The London 2012 Olympic Games will be the "most green and sustainable" games to date, and information technology will play its full part.
That is the message of Gerry Pennell, CIO for the London Organizing Committee of the Olympic and Paralympic Games (LOCOG), and IT services partner Atos Origin.
Pennell and Atos Origin recently highlighted green technologies, such as server virtualization, that could help the organizing committee control costs and reduce waste.
Michele Hyron, chief integrator to the 2012 Games at Atos Origin, the company leading the consortium of IT suppliers that designs, builds and operates the huge technology infrastructure in support of the Games said the team will cut hardware and software in a bid to reduce emissions.
"We are looking to reduce the amount of hardware, cooling, power consumption, air conditioning and equipment that the London organizers have to buy," said Hyron, who was operations manager at the Beijing 2008 Olympic Games, integration manager at Athens 2004 and quality manager at Salt Lake City 2002.
Derek Ward, executive VP for UK markets and strategic relationships at Atos Origin, added: "At the front of our mind is always sustainability because this way we can minimize the use of hardware and power."
The games will use an estimated 900 servers, around 1,000 network and security devices and 8,000 computers. On top of this, Hyron said, Atos will ensure all applications and equipment has undergone 200,000 hours of testing.
The Olympics team also face another challenge, with tier one sponsor Nortel, the Canadian telecoms equipment manufacturer, filing for Chapter 11 bankruptcy in mid-January.
Pennell said LOCOG is working closely with Nortel to find out what the Chapter 11 filing will mean for the Olympics but he insisted Nortel's financial pressures would "have no impact" on the Olympic timetable.
"More broadly, we are keeping an eye and conducting due diligence regarding the financial robustness of our suppliers, as you would expect us to do. At the moment we are not seeing any problems," said Pennell.
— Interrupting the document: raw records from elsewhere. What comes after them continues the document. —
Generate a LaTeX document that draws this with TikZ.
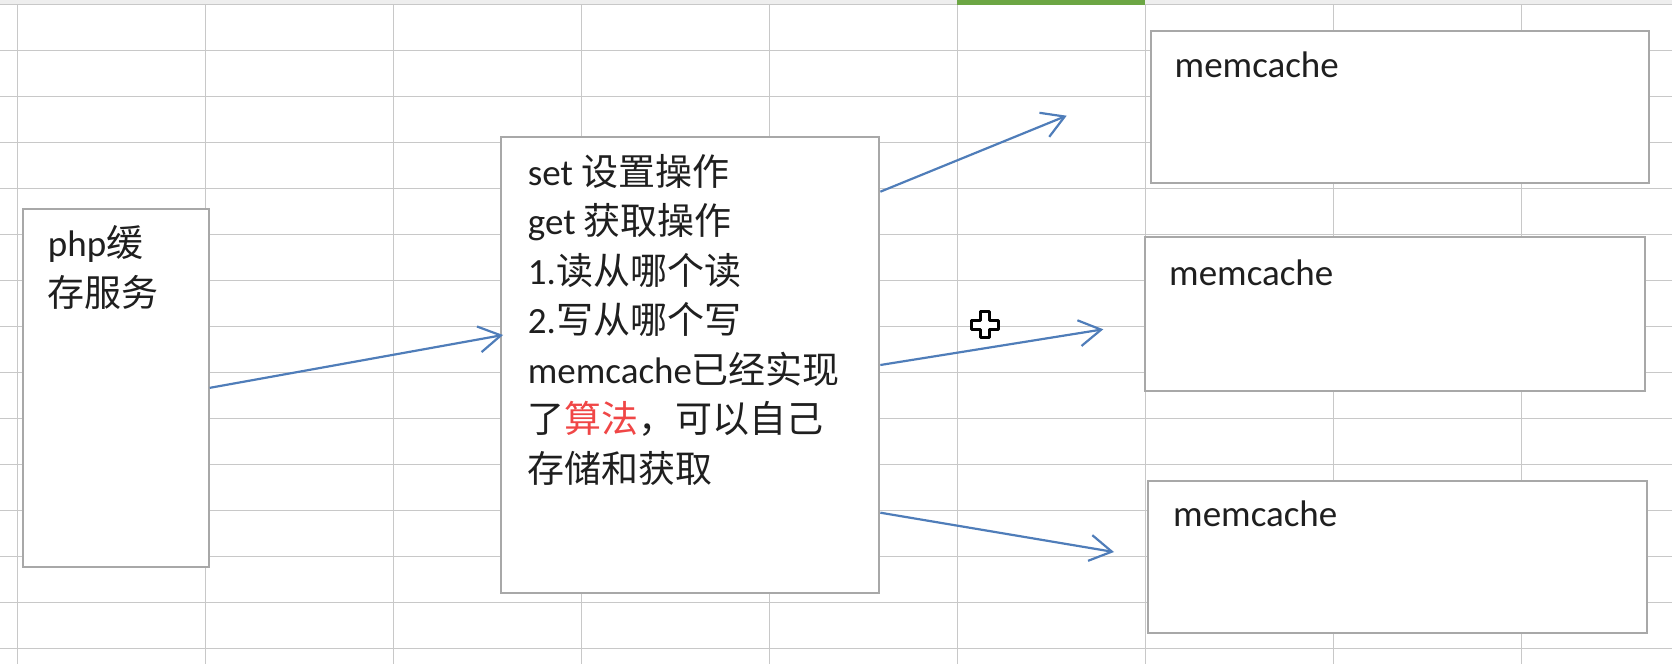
\documentclass[tikz,border=0pt]{standalone}
\usepackage{fontspec}
\setmainfont{Carlito}
\newfontfamily\cjk{Noto Sans CJK SC}
\usetikzlibrary{arrows.meta}
\definecolor{gridline}{RGB}{200,200,200}
\definecolor{headbar}{RGB}{238,238,238}
\definecolor{boxline}{RGB}{168,168,168}
\definecolor{arrowblue}{RGB}{79,125,185}
\definecolor{algored}{RGB}{240,70,70}
\definecolor{selgreen}{RGB}{108,166,68}
\tikzset{
  box/.style={draw=boxline, line width=2pt, fill=white, inner sep=0pt},
  txt/.style={anchor=base west, inner sep=0pt, text=black!88, font=\fontsize{37}{49.5}\selectfont},
  arr/.style={draw=arrowblue, line width=2.2pt, -{Straight Barb[length=22pt,width=26pt]}},
}
\begin{document}
\begin{tikzpicture}[x=1pt,y=-1pt]
	\useasboundingbox (0,0) rectangle (1672,664);
	% sheet grid
	\fill[headbar] (0,0) rectangle (1672,4.7);
	\foreach \i in {0,...,8}
		\draw[gridline, line width=1.5pt] (17.6+188*\i,4.7) -- (17.6+188*\i,664);
	\foreach \j in {0,...,14}
		\draw[gridline, line width=1.5pt] (0,4.7+46*\j) -- (1672,4.7+46*\j);
	\fill[selgreen] (957,0) rectangle (1145,5);
	% boxes
	\node[box, minimum width=186pt, minimum height=357.7pt] (php) at (115.7,387.85) {};
	\node[box, minimum width=378.3pt, minimum height=456.6pt] (mid) at (690.2,365) {};
	\node[box, minimum width=498.5pt, minimum height=151.7pt] (mc1) at (1399.75,106.85) {};
	\node[box, minimum width=499.6pt, minimum height=154.3pt] (mc2) at (1394.8,313.85) {};
	\node[box, minimum width=499pt, minimum height=151.7pt] (mc3) at (1397.5,556.85) {};
	% texts
	\node[txt] (php1) at (47.7,256.7) {php{\cjk 缓}};
	\node[txt] (php2) at (47.7,306) {\cjk 存服务};
	\foreach \t [count=\i] in {{set {\cjk 设置操作}}, {get {\cjk 获取操作}}, {1.{\cjk 读从哪个读}},
		{2.{\cjk 写从哪个写}}, {memcache{\cjk 已经实现}}, {\cjk 了{\color{algored}算法}，可以自己},
		{\cjk 存储和获取}}
		\node[txt] (line\i) at (527.7,185+49.5*\i-49.5) {\t};
	\node[txt] (mct1) at (1174.5,77) {memcache};
	\node[txt] (mct2) at (1169,285) {memcache};
	\node[txt] (mct3) at (1173,526) {memcache};
	% arrows
	\coordinate (t1) at (1066.7,115.7);
	\coordinate (t2) at (1103.3,329.3);
	\coordinate (t3) at (1114,552);
	\draw[arr] (php.east) -- ([xshift=3pt,yshift=30pt]mid.west);
	\draw[arr] ([yshift=173.3pt]mid.east) -- (t1);
	\draw[arr] (mid.east) -- (t2);
	\draw[arr] ([yshift=-147.7pt]mid.east) -- (t3);
	% cursor
	\draw[black, fill=white, line width=3pt, line join=round] (980.5,311.5) -- (989.5,311.5) -- (989.5,320) -- (998.5,320) -- (998.5,329) -- (989.5,329) -- (989.5,337.5) -- (980.5,337.5) -- (980.5,329) -- (971.5,329) -- (971.5,320) -- (980.5,320) -- cycle;
\end{tikzpicture}
\end{document}
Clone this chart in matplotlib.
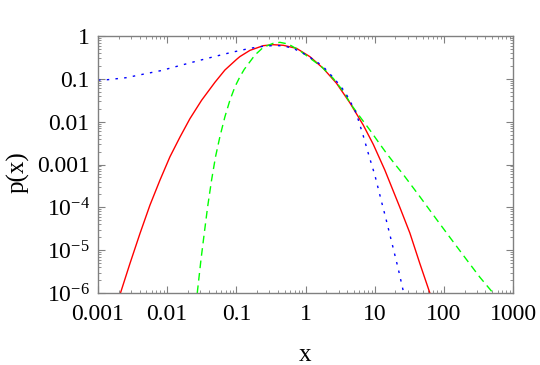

The Olympics CIO said that construction crews building the Olympic Park are early adopters of server virtualization -- by using IT applications inside a hosted environment with a shared service desk for crews and Games organizers.
London 2012 will also improve the remote capabilities of its commentators' information system, streaming real-time results, athlete information, and coverage to broadcasters around the world and offering a single feed of all Olympics news. The idea is to reduce unnecessary travel and to use less paper than the 2008 Beijing Olympics, where 50 million sheets were printed out.
But the merits of virtualization are still being investigated, as only proven robust technologies will be adopted. LOCOG and Atos cannot risk system failures, explained Adiba. "Managing risk is the key factor for us," he said.